Data block –
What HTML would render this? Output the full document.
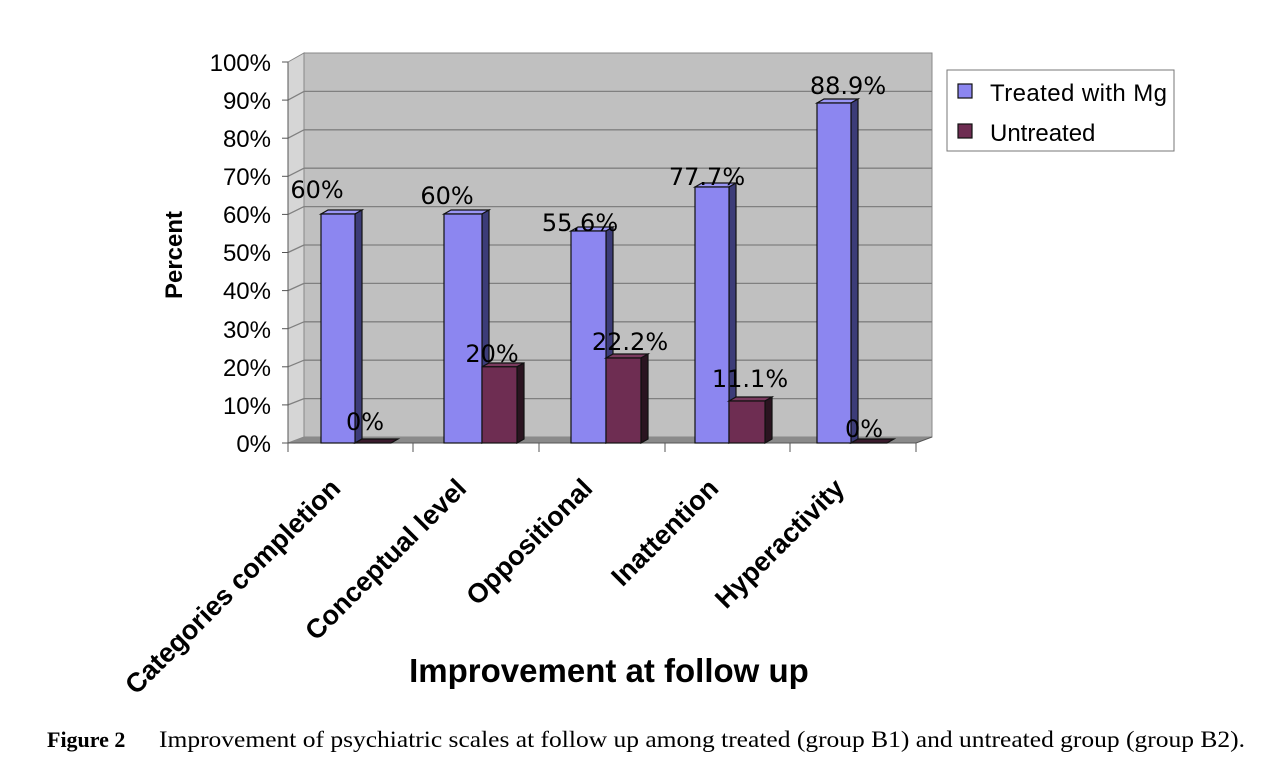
<!DOCTYPE html>
<html><head><meta charset="utf-8"><style>
html,body{margin:0;padding:0;background:#fff;}
svg{display:block;}
</style></head><body>
<svg width="1280" height="771" viewBox="0 0 1280 771" xmlns="http://www.w3.org/2000/svg" font-family="Liberation Sans, Arial, sans-serif">
<polygon points="288,62 304,53 304,437 288,443" fill="#d6d6d6" stroke="#888" stroke-width="1"/>
<rect x="304" y="53" width="628" height="384" fill="#c0c0c0" stroke="#888" stroke-width="1"/>
<polygon points="288,443 304,437 932,437 916,443" fill="#8a8a8a"/>
<g stroke="#808080" stroke-width="1.3">
<line x1="304" y1="91.4" x2="932" y2="91.4"/><line x1="304" y1="129.8" x2="932" y2="129.8"/>
<line x1="304" y1="168.2" x2="932" y2="168.2"/><line x1="304" y1="206.6" x2="932" y2="206.6"/>
<line x1="304" y1="245" x2="932" y2="245"/><line x1="304" y1="283.4" x2="932" y2="283.4"/>
<line x1="304" y1="321.8" x2="932" y2="321.8"/><line x1="304" y1="360.2" x2="932" y2="360.2"/>
<line x1="304" y1="398.6" x2="932" y2="398.6"/>
<line x1="288" y1="100.1" x2="304" y2="91.4"/><line x1="288" y1="138.2" x2="304" y2="129.8"/>
<line x1="288" y1="176.3" x2="304" y2="168.2"/><line x1="288" y1="214.4" x2="304" y2="206.6"/>
<line x1="288" y1="252.5" x2="304" y2="245"/><line x1="288" y1="290.6" x2="304" y2="283.4"/>
<line x1="288" y1="328.7" x2="304" y2="321.8"/><line x1="288" y1="366.8" x2="304" y2="360.2"/>
<line x1="288" y1="404.9" x2="304" y2="398.6"/>
</g>
<g stroke="#555" stroke-width="1">
<line x1="288" y1="62" x2="288" y2="443"/>
<line x1="288" y1="443" x2="916" y2="443"/>
<line x1="916" y1="443" x2="932" y2="437"/>
<line x1="282" y1="62" x2="288" y2="62"/><line x1="282" y1="100.1" x2="288" y2="100.1"/>
<line x1="282" y1="138.2" x2="288" y2="138.2"/><line x1="282" y1="176.3" x2="288" y2="176.3"/>
<line x1="282" y1="214.4" x2="288" y2="214.4"/><line x1="282" y1="252.5" x2="288" y2="252.5"/>
<line x1="282" y1="290.6" x2="288" y2="290.6"/><line x1="282" y1="328.7" x2="288" y2="328.7"/>
<line x1="282" y1="366.8" x2="288" y2="366.8"/><line x1="282" y1="404.9" x2="288" y2="404.9"/>
<line x1="282" y1="443" x2="288" y2="443"/>
<line x1="288" y1="443" x2="288" y2="452"/><line x1="413" y1="443" x2="413" y2="452"/>
<line x1="539" y1="443" x2="539" y2="452"/><line x1="665" y1="443" x2="665" y2="452"/>
<line x1="790" y1="443" x2="790" y2="452"/><line x1="916" y1="443" x2="916" y2="452"/>
</g>
<g font-size="24" text-anchor="end" fill="#000">
<text x="271" y="71">100%</text><text x="271" y="109">90%</text><text x="271" y="147">80%</text>
<text x="271" y="185">70%</text><text x="271" y="223">60%</text><text x="271" y="261">50%</text>
<text x="271" y="299">40%</text><text x="271" y="338">30%</text><text x="271" y="376">20%</text>
<text x="271" y="414">10%</text><text x="271" y="452">0%</text>
</g>
<g stroke="#111" stroke-width="1.2">
<polygon points="321,214 355,214 362,210 328,210" fill="#9a96f5"/><polygon points="355,214 362,210 362,439 355,443" fill="#3c3c78"/><rect x="321" y="214" width="34" height="229" fill="#8c86f0"/>
<polygon points="355,443 391,443 398,439 362,439" fill="#3a1a2c"/>
<polygon points="444,214 482,214 489,210 451,210" fill="#9a96f5"/><polygon points="482,214 489,210 489,439 482,443" fill="#3c3c78"/><rect x="444" y="214" width="38" height="229" fill="#8c86f0"/>
<polygon points="482,366.8 517,366.8 524,363 489,363" fill="#7a3a5e"/><polygon points="517,366.8 524,363 524,439 517,443" fill="#2a1420"/><rect x="482" y="366.8" width="35" height="76.2" fill="#6e2d52"/>
<polygon points="571,231 606,231 613,227 578,227" fill="#9a96f5"/><polygon points="606,231 613,227 613,439 606,443" fill="#3c3c78"/><rect x="571" y="231" width="35" height="212" fill="#8c86f0"/>
<polygon points="606,358 641,358 648,354 613,354" fill="#7a3a5e"/><polygon points="641,358 648,354 648,439 641,443" fill="#2a1420"/><rect x="606" y="358" width="35" height="85" fill="#6e2d52"/>
<polygon points="695,187 729,187 736,183 702,183" fill="#9a96f5"/><polygon points="729,187 736,183 736,439 729,443" fill="#3c3c78"/><rect x="695" y="187" width="34" height="256" fill="#8c86f0"/>
<polygon points="729,401 765,401 772,397 736,397" fill="#7a3a5e"/><polygon points="765,401 772,397 772,439 765,443" fill="#2a1420"/><rect x="729" y="401" width="36" height="42" fill="#6e2d52"/>
<polygon points="817,103 851,103 858,99 824,99" fill="#9a96f5"/><polygon points="851,103 858,99 858,439 851,443" fill="#3c3c78"/><rect x="817" y="103" width="34" height="340" fill="#8c86f0"/>
<polygon points="851,443 887,443 894,439 858,439" fill="#3a1a2c"/>
</g>
<g font-family="DejaVu Sans, sans-serif" font-size="24" text-anchor="middle" fill="#000">
<text x="317" y="198">60%</text><text x="365" y="430">0%</text>
<text x="447" y="204">60%</text><text x="492" y="362">20%</text>
<text x="580" y="231">55.6%</text><text x="630" y="350">22.2%</text>
<text x="707" y="185">77.7%</text><text x="750" y="387">11.1%</text>
<text x="848" y="94">88.9%</text><text x="864" y="437">0%</text>
</g>
<rect x="947" y="70" width="227" height="81" fill="#fff" stroke="#777" stroke-width="1"/>
<rect x="958" y="84" width="14" height="14" fill="#8c86f0" stroke="#111" stroke-width="1.2"/>
<rect x="958" y="124" width="14" height="14" fill="#6e2d52" stroke="#111" stroke-width="1.2"/>
<text x="990" y="101" font-size="24" textLength="177">Treated with Mg</text>
<text x="990" y="141" font-size="24">Untreated</text>
<text transform="translate(182,255) rotate(-90)" font-size="24" font-weight="bold" text-anchor="middle">Percent</text>
<g font-size="27" font-weight="bold" text-anchor="end">
<text transform="translate(342,490) rotate(-45)">Categories completion</text>
<text transform="translate(468,490) rotate(-45)">Conceptual level</text>
<text transform="translate(594,490) rotate(-45)">Oppositional</text>
<text transform="translate(720,490) rotate(-45)">Inattention</text>
<text transform="translate(846,490) rotate(-45)">Hyperactivity</text>
</g>
<text x="609" y="682" font-size="33" font-weight="bold" text-anchor="middle">Improvement at follow up</text>
<text x="47" y="747" font-family="Liberation Serif, serif" font-size="22" font-weight="bold">Figure 2</text>
<text x="159" y="747" font-family="Liberation Serif, serif" font-size="23" textLength="1086" lengthAdjust="spacingAndGlyphs">Improvement of psychiatric scales at follow up among treated (group B1) and untreated group (group B2).</text>
</svg>
</body></html>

Given task – Please transcribe the material above exactly as written. Leave the pictures out.

Solution below –
What HTML would render this? Output the full document.
<!DOCTYPE html>
<html><head><meta charset="utf-8"><style>
html,body{margin:0;padding:0;background:#fff;}
svg{display:block;}
</style></head><body>
<svg width="1280" height="771" viewBox="0 0 1280 771" xmlns="http://www.w3.org/2000/svg" font-family="Liberation Sans, Arial, sans-serif">
<polygon points="288,62 304,53 304,437 288,443" fill="#d6d6d6" stroke="#888" stroke-width="1"/>
<rect x="304" y="53" width="628" height="384" fill="#c0c0c0" stroke="#888" stroke-width="1"/>
<polygon points="288,443 304,437 932,437 916,443" fill="#8a8a8a"/>
<g stroke="#808080" stroke-width="1.3">
<line x1="304" y1="91.4" x2="932" y2="91.4"/><line x1="304" y1="129.8" x2="932" y2="129.8"/>
<line x1="304" y1="168.2" x2="932" y2="168.2"/><line x1="304" y1="206.6" x2="932" y2="206.6"/>
<line x1="304" y1="245" x2="932" y2="245"/><line x1="304" y1="283.4" x2="932" y2="283.4"/>
<line x1="304" y1="321.8" x2="932" y2="321.8"/><line x1="304" y1="360.2" x2="932" y2="360.2"/>
<line x1="304" y1="398.6" x2="932" y2="398.6"/>
<line x1="288" y1="100.1" x2="304" y2="91.4"/><line x1="288" y1="138.2" x2="304" y2="129.8"/>
<line x1="288" y1="176.3" x2="304" y2="168.2"/><line x1="288" y1="214.4" x2="304" y2="206.6"/>
<line x1="288" y1="252.5" x2="304" y2="245"/><line x1="288" y1="290.6" x2="304" y2="283.4"/>
<line x1="288" y1="328.7" x2="304" y2="321.8"/><line x1="288" y1="366.8" x2="304" y2="360.2"/>
<line x1="288" y1="404.9" x2="304" y2="398.6"/>
</g>
<g stroke="#555" stroke-width="1">
<line x1="288" y1="62" x2="288" y2="443"/>
<line x1="288" y1="443" x2="916" y2="443"/>
<line x1="916" y1="443" x2="932" y2="437"/>
<line x1="282" y1="62" x2="288" y2="62"/><line x1="282" y1="100.1" x2="288" y2="100.1"/>
<line x1="282" y1="138.2" x2="288" y2="138.2"/><line x1="282" y1="176.3" x2="288" y2="176.3"/>
<line x1="282" y1="214.4" x2="288" y2="214.4"/><line x1="282" y1="252.5" x2="288" y2="252.5"/>
<line x1="282" y1="290.6" x2="288" y2="290.6"/><line x1="282" y1="328.7" x2="288" y2="328.7"/>
<line x1="282" y1="366.8" x2="288" y2="366.8"/><line x1="282" y1="404.9" x2="288" y2="404.9"/>
<line x1="282" y1="443" x2="288" y2="443"/>
<line x1="288" y1="443" x2="288" y2="452"/><line x1="413" y1="443" x2="413" y2="452"/>
<line x1="539" y1="443" x2="539" y2="452"/><line x1="665" y1="443" x2="665" y2="452"/>
<line x1="790" y1="443" x2="790" y2="452"/><line x1="916" y1="443" x2="916" y2="452"/>
</g>
<g font-size="24" text-anchor="end" fill="#000">
<text x="271" y="71">100%</text><text x="271" y="109">90%</text><text x="271" y="147">80%</text>
<text x="271" y="185">70%</text><text x="271" y="223">60%</text><text x="271" y="261">50%</text>
<text x="271" y="299">40%</text><text x="271" y="338">30%</text><text x="271" y="376">20%</text>
<text x="271" y="414">10%</text><text x="271" y="452">0%</text>
</g>
<g stroke="#111" stroke-width="1.2">
<polygon points="321,214 355,214 362,210 328,210" fill="#9a96f5"/><polygon points="355,214 362,210 362,439 355,443" fill="#3c3c78"/><rect x="321" y="214" width="34" height="229" fill="#8c86f0"/>
<polygon points="355,443 391,443 398,439 362,439" fill="#3a1a2c"/>
<polygon points="444,214 482,214 489,210 451,210" fill="#9a96f5"/><polygon points="482,214 489,210 489,439 482,443" fill="#3c3c78"/><rect x="444" y="214" width="38" height="229" fill="#8c86f0"/>
<polygon points="482,366.8 517,366.8 524,363 489,363" fill="#7a3a5e"/><polygon points="517,366.8 524,363 524,439 517,443" fill="#2a1420"/><rect x="482" y="366.8" width="35" height="76.2" fill="#6e2d52"/>
<polygon points="571,231 606,231 613,227 578,227" fill="#9a96f5"/><polygon points="606,231 613,227 613,439 606,443" fill="#3c3c78"/><rect x="571" y="231" width="35" height="212" fill="#8c86f0"/>
<polygon points="606,358 641,358 648,354 613,354" fill="#7a3a5e"/><polygon points="641,358 648,354 648,439 641,443" fill="#2a1420"/><rect x="606" y="358" width="35" height="85" fill="#6e2d52"/>
<polygon points="695,187 729,187 736,183 702,183" fill="#9a96f5"/><polygon points="729,187 736,183 736,439 729,443" fill="#3c3c78"/><rect x="695" y="187" width="34" height="256" fill="#8c86f0"/>
<polygon points="729,401 765,401 772,397 736,397" fill="#7a3a5e"/><polygon points="765,401 772,397 772,439 765,443" fill="#2a1420"/><rect x="729" y="401" width="36" height="42" fill="#6e2d52"/>
<polygon points="817,103 851,103 858,99 824,99" fill="#9a96f5"/><polygon points="851,103 858,99 858,439 851,443" fill="#3c3c78"/><rect x="817" y="103" width="34" height="340" fill="#8c86f0"/>
<polygon points="851,443 887,443 894,439 858,439" fill="#3a1a2c"/>
</g>
<g font-family="DejaVu Sans, sans-serif" font-size="24" text-anchor="middle" fill="#000">
<text x="317" y="198">60%</text><text x="365" y="430">0%</text>
<text x="447" y="204">60%</text><text x="492" y="362">20%</text>
<text x="580" y="231">55.6%</text><text x="630" y="350">22.2%</text>
<text x="707" y="185">77.7%</text><text x="750" y="387">11.1%</text>
<text x="848" y="94">88.9%</text><text x="864" y="437">0%</text>
</g>
<rect x="947" y="70" width="227" height="81" fill="#fff" stroke="#777" stroke-width="1"/>
<rect x="958" y="84" width="14" height="14" fill="#8c86f0" stroke="#111" stroke-width="1.2"/>
<rect x="958" y="124" width="14" height="14" fill="#6e2d52" stroke="#111" stroke-width="1.2"/>
<text x="990" y="101" font-size="24" textLength="177">Treated with Mg</text>
<text x="990" y="141" font-size="24">Untreated</text>
<text transform="translate(182,255) rotate(-90)" font-size="24" font-weight="bold" text-anchor="middle">Percent</text>
<g font-size="27" font-weight="bold" text-anchor="end">
<text transform="translate(342,490) rotate(-45)">Categories completion</text>
<text transform="translate(468,490) rotate(-45)">Conceptual level</text>
<text transform="translate(594,490) rotate(-45)">Oppositional</text>
<text transform="translate(720,490) rotate(-45)">Inattention</text>
<text transform="translate(846,490) rotate(-45)">Hyperactivity</text>
</g>
<text x="609" y="682" font-size="33" font-weight="bold" text-anchor="middle">Improvement at follow up</text>
<text x="47" y="747" font-family="Liberation Serif, serif" font-size="22" font-weight="bold">Figure 2</text>
<text x="159" y="747" font-family="Liberation Serif, serif" font-size="23" textLength="1086" lengthAdjust="spacingAndGlyphs">Improvement of psychiatric scales at follow up among treated (group B1) and untreated group (group B2).</text>
</svg>
</body></html>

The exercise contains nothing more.